CITIC Securities identified the following three key advantages:
(1) First, it reduces costs associated with printing, issuing, and storing physical banknotes and coins. Replacing physical cash enables the central bank to close the monetary policy loop—previously unattainable due to anonymity—by enhancing forecasting, statistical analysis, and management capabilities, thus improving both efficiency and accuracy. Additionally, the central bank’s large-value clearing system could be replaced by automated clearing mechanisms, eliminating intermediate settlement steps and enabling direct payment-to-clearing transitions—thereby lowering transaction costs and boosting efficiency. Second, domestically, cash (M0) as a share of M2 has declined from 11% in 1998 to just 4% today, with offline payments increasingly dominated by card networks and third-party platforms like WeChat Pay and Alipay. If a high-credit-grade DC/EP is launched, it could reshape competitive dynamics in the payments industry and strengthen the PBOC’s and commercial banks’ control over monetary issuance.

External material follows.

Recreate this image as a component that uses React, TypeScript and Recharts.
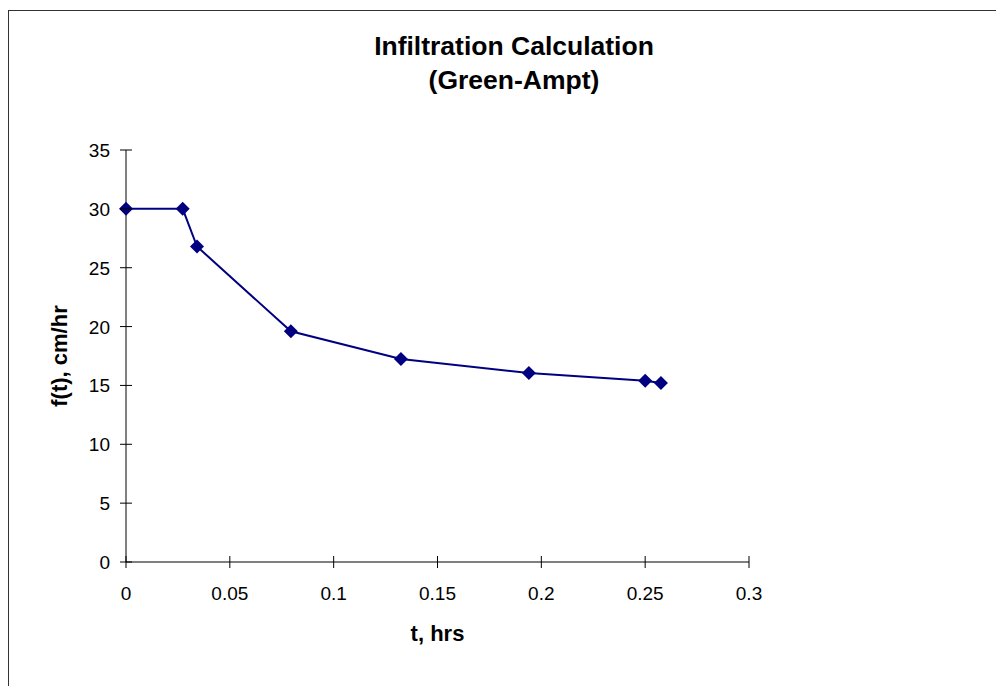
import React from 'react';
import { LineChart, Line, XAxis, YAxis } from 'recharts';

// infiltration capacity f(t) against elapsed time t
const tHrs = [0, 0.0273, 0.0342, 0.0794, 0.1324, 0.194, 0.25, 0.2576];
const ftCmHr = [30, 30, 26.8, 19.6, 17.25, 16.05, 15.4, 15.2];

const xTicks = [0, 0.05, 0.1, 0.15, 0.2, 0.25, 0.3];
const yTicks = [0, 5, 10, 15, 20, 25, 30, 35];

const titleLines = ['Infiltration Calculation', '(Green-Ampt)'];

const data = tHrs.map((t, i) => ({ t, f: ftCmHr[i] }));

const FONT = '"Liberation Sans", Arial, sans-serif';
const NAVY = '#000080';

function XTick(props: any) {
  const { x, y, payload } = props;
  return (
    <g>
      <line x1={x} y1={y - 6} x2={x} y2={y + 6} stroke="#000" />
      <text x={x} y={y + 38} textAnchor="middle" fontSize={19} fontFamily={FONT} fill="#000">
        {payload.value}
      </text>
    </g>
  );
}

function YTick(props: any) {
  const { x, y, payload } = props;
  return (
    <g>
      <line x1={x - 6} y1={y} x2={x + 6} y2={y} stroke="#000" />
      <text x={x - 16} y={y + 7} textAnchor="end" fontSize={19} fontFamily={FONT} fill="#000">
        {payload.value}
      </text>
    </g>
  );
}

function Diamond(props: any) {
  const { cx, cy } = props;
  if (cx == null || cy == null) return null;
  const r = 7;
  return (
    <polygon
      points={`${cx},${cy - r} ${cx + r},${cy} ${cx},${cy + r} ${cx - r},${cy}`}
      fill={NAVY}
    />
  );
}

export default function App() {
  return (
    <div
      style={{
        marginTop: 2,
        width: 996,
        height: 675,
        borderTop: '1px solid #333',
        borderLeft: '1px solid #333',
        position: 'relative',
      }}
    >
      <LineChart
        width={995}
        height={675}
        data={data}
        margin={{ top: 139, right: 255, bottom: 0, left: 0 }}
      >
        <text fontFamily={FONT} fontWeight="bold" fontSize={26.5} fill="#000" textAnchor="middle">
          <tspan x={505} y={44}>{titleLines[0]}</tspan>
          <tspan x={505} y={78}>{titleLines[1]}</tspan>
        </text>
        <XAxis
          dataKey="t"
          type="number"
          domain={[0, 0.3]}
          ticks={xTicks}
          interval={0}
          height={124}
          tickSize={0}
          tickMargin={0}
          tickLine={false}
          tick={<XTick />}
          axisLine={{ stroke: '#000' }}
          label={{
            content: (p: any) => {
              const vb = p.viewBox;
              return (
                <text
                  x={vb.x + vb.width / 2}
                  y={vb.y + 79}
                  textAnchor="middle"
                  fontFamily={FONT}
                  fontWeight="bold"
                  fontSize={22}
                  fill="#000"
                >
                  t, hrs
                </text>
              );
            },
          }}
        />
        <YAxis
          type="number"
          domain={[0, 35]}
          ticks={yTicks}
          interval={0}
          width={117}
          tickSize={0}
          tickMargin={0}
          tickLine={false}
          tick={<YTick />}
          axisLine={{ stroke: '#000' }}
          label={{
            content: (p: any) => {
              const vb = p.viewBox;
              const lx = 58;
              const ly = vb.y + vb.height / 2;
              return (
                <text
                  x={lx}
                  y={ly}
                  transform={`rotate(-90 ${lx} ${ly})`}
                  textAnchor="middle"
                  fontFamily={FONT}
                  fontWeight="bold"
                  fontSize={22}
                  fill="#000"
                >
                  f(t), cm/hr
                </text>
              );
            },
          }}
        />
        <Line
          dataKey="f"
          type="linear"
          stroke={NAVY}
          strokeWidth={2}
          dot={<Diamond />}
          activeDot={false}
          isAnimationActive={false}
        />
      </LineChart>
    </div>
  );
}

(2) It safeguards individual privacy and fulfills demands for anonymous payments. Unlike electronic payments—which rely on traditional bank accounts (“account-tight coupling”)—the PBOC’s digital currency employs “account-loose coupling,” enabling value transfer independent of conventional bank accounts and significantly reducing transactional reliance on accounts, thereby achieving controllable anonymity. Moreover, widespread CBDC adoption and the phasing out of paper currency will help combat tax evasion, money laundering, and other illicit activities.
(3) It improves the efficiency of monitoring monetary circulation and enriches monetary policy tools. Interest-bearing CBDC design, coupled with the gradual withdrawal of physical cash, will contribute to macroeconomic stability. Issuing a legal central bank digital currency makes real-time collection of data on money creation, accounting, and circulation feasible. After anonymization, these data can be deeply analyzed using big-data techniques, providing valuable insights for monetary issuance decisions and the formulation and implementation of monetary policy—enhancing the effectiveness of instruments such as reserve requirement ratios and interest rates. These policy tools influence commercial banks’ liability and asset structures, as well as financial asset prices, guiding adjustments in economic decision-making by banks, enterprises, and households—thus ensuring effective monetary policy transmission.

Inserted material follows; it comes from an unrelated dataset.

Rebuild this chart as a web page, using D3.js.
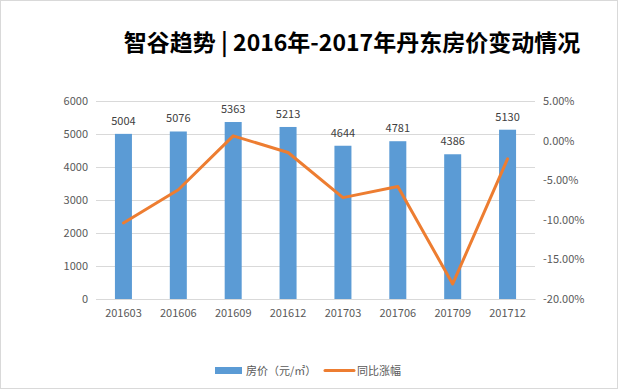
<!DOCTYPE html>
<html><head><meta charset="utf-8">
<script src="https://cdn.jsdelivr.net/npm/d3@7"></script>
<style>body{margin:0;background:#fff;}svg{display:block;font-family:"Noto Sans CJK SC","Microsoft YaHei",sans-serif;}</style>
</head><body>
<svg id="c" width="620" height="390"></svg>
<script>
const categories = ["201603","201606","201609","201612","201703","201706","201709","201712"];
const prices = [5004,5076,5363,5213,4644,4781,4386,5130];
const yoy = [-10.4,-6.2,0.6,-1.5,-7.2,-5.8,-18.1,-2.3];
const leftTicks = [0,1000,2000,3000,4000,5000,6000];
const rightTicks = [-20,-15,-10,-5,0,5];

const svg = d3.select("#c");
svg.append("rect").attr("x",0.5).attr("y",0.5).attr("width",617).attr("height",388).attr("fill","#fff").attr("stroke","#d9d9d9");

svg.append("text").attr("x",352).attr("y",51).attr("text-anchor","middle")
  .attr("font-size",23).attr("font-weight","bold").attr("fill","#000").text("智谷趋势 | 2016年-2017年丹东房价变动情况");

const L=96,R=535,T=101,B=299;
const x = d3.scaleBand().domain(categories).range([L,R]).paddingInner(0.69).paddingOuter(0.345);
const y = d3.scaleLinear().domain([0,6000]).range([B,T]);
const y2 = d3.scaleLinear().domain([-20,5]).range([B,T]);

const g = svg.append("g");
g.selectAll("line.grid").data(leftTicks).join("line").attr("class","grid")
  .attr("x1",L).attr("x2",R).attr("y1",d=>y(d)+0.5).attr("y2",d=>y(d)+0.5)
  .attr("stroke","#d9d9d9").attr("stroke-width",1);

const axL = d3.axisLeft(y).tickValues(leftTicks).tickSize(0).tickPadding(8).tickFormat(d3.format("d"));
const gl = svg.append("g").attr("transform",`translate(${L},0)`).call(axL);
gl.select(".domain").remove();
gl.selectAll("text").attr("font-size",11).attr("fill","#595959").attr("font-family","Noto Sans CJK SC");

const axR = d3.axisRight(y2).tickValues(rightTicks).tickSize(0).tickPadding(8).tickFormat(d=>d.toFixed(2)+"%");
const gr = svg.append("g").attr("transform",`translate(${R},0)`).call(axR);
gr.select(".domain").remove();
gr.selectAll("text").attr("font-size",11).attr("fill","#595959").attr("font-family","Noto Sans CJK SC");

const axB = d3.axisBottom(x).tickSize(0).tickPadding(10);
const gb = svg.append("g").attr("transform",`translate(0,${B})`).call(axB);
gb.select(".domain").attr("stroke","#d9d9d9");
gb.selectAll("text").attr("font-size",11).attr("fill","#595959").attr("font-family","Noto Sans CJK SC");

svg.selectAll("rect.bar").data(prices).join("rect").attr("class","bar")
  .attr("x",(d,i)=>x(categories[i])).attr("width",x.bandwidth())
  .attr("y",d=>y(d)).attr("height",d=>B-y(d)).attr("fill","#5b9bd5");

svg.selectAll("text.lbl").data(prices).join("text").attr("class","lbl")
  .attr("x",(d,i)=>x(categories[i])+x.bandwidth()/2).attr("y",d=>y(d)-9)
  .attr("text-anchor","middle").attr("font-size",11).attr("fill","#404040").text(d=>d);

const line = d3.line().x((d,i)=>x(categories[i])+x.bandwidth()/2).y(d=>y2(d));
svg.append("path").datum(yoy).attr("d",line).attr("fill","none")
  .attr("stroke","#ed7d31").attr("stroke-width",3).attr("stroke-linejoin","round").attr("stroke-linecap","round");

// legend
const lg = svg.append("g");
lg.append("rect").attr("x",215).attr("y",367).attr("width",27).attr("height",7).attr("fill","#5b9bd5");
lg.append("text").attr("x",246).attr("y",374.5).attr("font-size",11).attr("fill","#595959").text("房价（元/㎡）");
lg.append("line").attr("x1",325).attr("x2",354).attr("y1",370.5).attr("y2",370.5).attr("stroke","#ed7d31").attr("stroke-width",3).attr("stroke-linecap","round");
lg.append("text").attr("x",357).attr("y",374.5).attr("font-size",11).attr("fill","#595959").text("同比涨幅");
</script>
</body></html>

4. Central Bank Digital Currencies Will Be a Key Investment Theme in 2020
Guosheng Securities’ outlook for 2020 includes the following points:
(1) As more institutions and capital enter the cryptocurrency space, we expect the stablecoin market size to continue expanding in 2020.
(2) With further development of infrastructure—such as public blockchains—and the deployment of diverse on-chain applications and financial services, long-term competition among stablecoins may increasingly center on use-case differentiation.
(3) Achieving secure, trusted, and regulatory-compliant operations remains the foremost challenge for stablecoin development.
(4) Once governments begin adopting or issuing CBDCs, competition from outside the crypto ecosystem will inevitably reshape the existing stablecoin landscape. From an industry perspective, stablecoins have clearly emerged as bridges connecting the digital world with the real economy. With CBDCs entering the arena, the industry is set for a major reshuffling.